The Crawleys are ridiculously magnanimous to their servants, helping them through crisis after crisis and even going so far as travel downstairs to apologize when they’ve been overly curt. While the show nods at the regressive politics of the era, it never depicts the Crawleys as irredeemably racist, sexist, or homophobic. Sure, Mary ensures that Rose splits up with her black jazz singer beau, but she does so while telling him that she wishes they lived in a better world where she didn’t have to. Sexist remarks are frequently tossed about, but they’re usually met with a progressive counterpoint. When a rape does occur, it’s committed by a servant, not the kind of aristocratic man who would be virtually immune to repercussions in his society.
Premarital sex, homosexuality, and illegitimate children have all been forgiven by the Crawleys (the better to keep the main cast together, of course). While I’m sure real-life historical families did forgive social transgressions, it’s hard to imagine any of them were as all-around benevolent as the Crawleys. Hell, in the pilot, Lord Grantham is the one reminding his butler that the lower classes suffered more during the sinking of the Titanic.
While that fundamental niceness makes Downton incredibly enjoyable to watch, it also makes it harder for the show to depict character evolution.
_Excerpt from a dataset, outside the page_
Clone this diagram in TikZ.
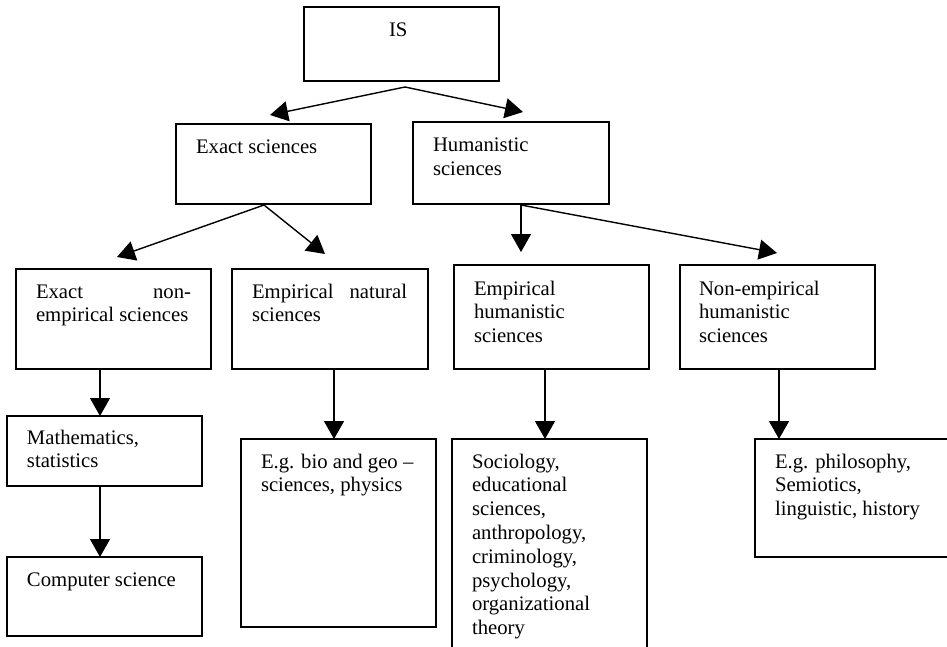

How can you tell stories about people changing with the times when you won’t admit they needed to change in the first place? A challenging show would force its audience to confront the discomfort of the prejudiced past. With one or two exceptions, Downton was never that kind of show.
And that’s the key to its success: Provide enough historical commentary to stimulate its audience’s intellect while at the same time offering them the comfort food of a familiar, pleasant world. By now the beats of a Downton Abbey episode are as familiar as the beats on Law & Order: Robert will complain about a change before accepting it, Mrs. Patmore will bark orders while whipping up a ridiculously elaborate feast, Molesley will provide comic relief with an edge of pathos, and the Dowager Countess will deliver a sick burn disguised as an offhanded remark. Throw in a village fair, a hunting trip, or a cricket game plus some stylish period costumes and you’ve got a classic example of a Downton procedural. Perhaps the only surprising thing is that Downton Abbey is even ending at all.